France formally returned a sacred talking drum to Ivory Coast on Friday, February 20, 2026, ending a 110-year absence that began when colonial troops seized the revered instrument from the Ebrie people in 1916, in a ceremony at the Musée du Quai Branly in Paris that marked the most symbolically charged moment yet in France’s gradual reckoning with its colonial cultural legacy.
The Djidji Ayokwe drum, more than three metres long and weighing 430 kilograms, was used by the Ebrie tribe to transmit messages across distances and is one of hundreds of objects France is preparing to send back to Africa. Its physical scale alone, the length of a small car and the weight of a grand piano, conveys the significance the Ebrie community attached to it. Far from a decorative object, the drum functioned as an acoustic telecommunications system, encoding warnings, summons, and communal announcements into rhythmic patterns that carried across the landscape.
France’s Culture Minister Rachida Dati hosted the handover alongside her Ivorian counterpart, Françoise Remarck, Minister of Culture and Francophonie of Côte d’Ivoire. “All of Ivory Coast is ready to welcome it,” Remarck said, adding that she was “extremely moved” by the “return of this symbol” that was “finally coming back to its homeland.”
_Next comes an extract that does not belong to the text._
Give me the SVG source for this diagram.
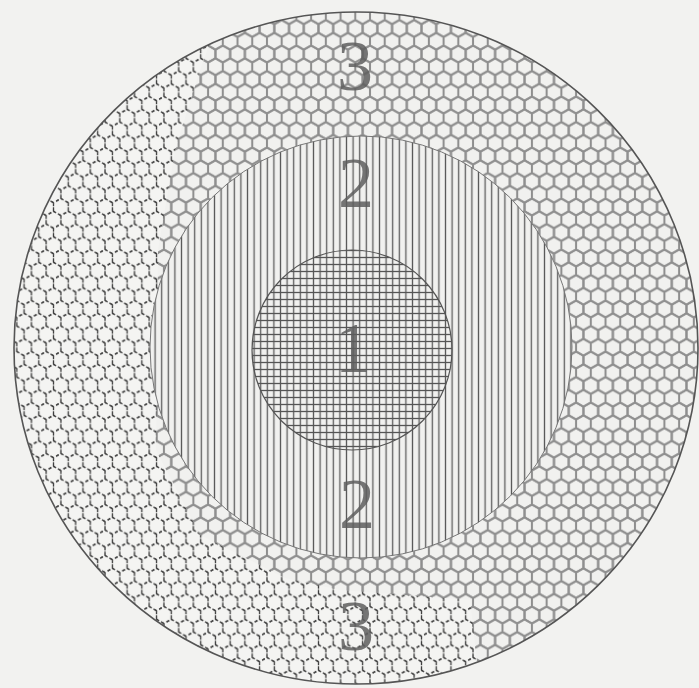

Eight Years From Request to Reality
The handover Friday was the culmination of a process that stretched across nearly a decade of diplomatic negotiation, scientific research, and legislative action. In 2018, Ivory Coast officially asked Paris to return 148 works of art taken during the colonial period, including the Djidji Ayokwe. President Emmanuel Macron promised to send the drum and other artefacts back home to the west African country in 2021.
Clavaire Aguego Mobio, leader of the Ebrie, called Macron’s pledge a “highly historic move” at the time, telling Agence France-Presse that his people had long given up on the return of the drum, describing it as “our loudspeaker, our Facebook.”
The legal path required parliamentary action. France’s lower house of parliament approved removing the artefact from national museum collections to enable its return, after the upper-house Senate backed the move. A formal deposit agreement was then signed on November 18, 2024 in Paris, between the governments of Ivory Coast and France, with both Culture Ministers present. The United Nations Educational, Scientific and Cultural Organisation (UNESCO) welcomed the agreement, noting that both countries had ratified the 1970 UNESCO Convention on the Means of Prohibiting and Preventing the Illicit Import, Export and Transfer of Ownership of Cultural Property.
Major research work was initiated by French and Ivorian scientific experts, as well as representatives of the Atchans communities, following Macron’s 2021 announcement, enabling the joint process that ultimately made today’s return possible.
A New Home in Abidjan
The Djidji Ayokwe is expected to be permanently displayed in a new museum currently under construction in Abidjan, Ivory Coast’s commercial capital. France also committed to supporting the modernisation of the Musée des Civilisations de Côte d’Ivoire, where the drum will be conserved and exhibited, as part of the broader cooperation agreement signed between the two governments.
France Accelerates Broader Restitution Drive
The drum is one of hundreds of objects France is preparing to send back to Africa, with efforts set to be accelerated by the passing of a new law to authorise mass repatriations. French national museums hold tens of thousands of artworks and cultural objects acquired during the colonial period, many obtained through seizure or purchase under circumstances that former colonies have long contested. Algeria, Mali, and Benin are among the nations that have filed formal repatriation demands.
Since his election in 2017, Macron has gone further than his predecessors in acknowledging past French abuses in Africa, with the restitution of looted artworks positioned as a cornerstone of the new relationship he pledged to build with the continent. European governments more broadly have gradually begun returning select artefacts as part of wider efforts to rebuild diplomatic and cultural relations with former colonies, with Germany, Belgium, and the United Kingdom all having completed or initiated select repatriations in recent years.
For the Ebrie people and the wider population of Ivory Coast, the Djidji Ayokwe’s return after 110 years represents far more than the recovery of a historical object. It is the restoration of a voice that was silenced by force, finally permitted to speak again on its own soil.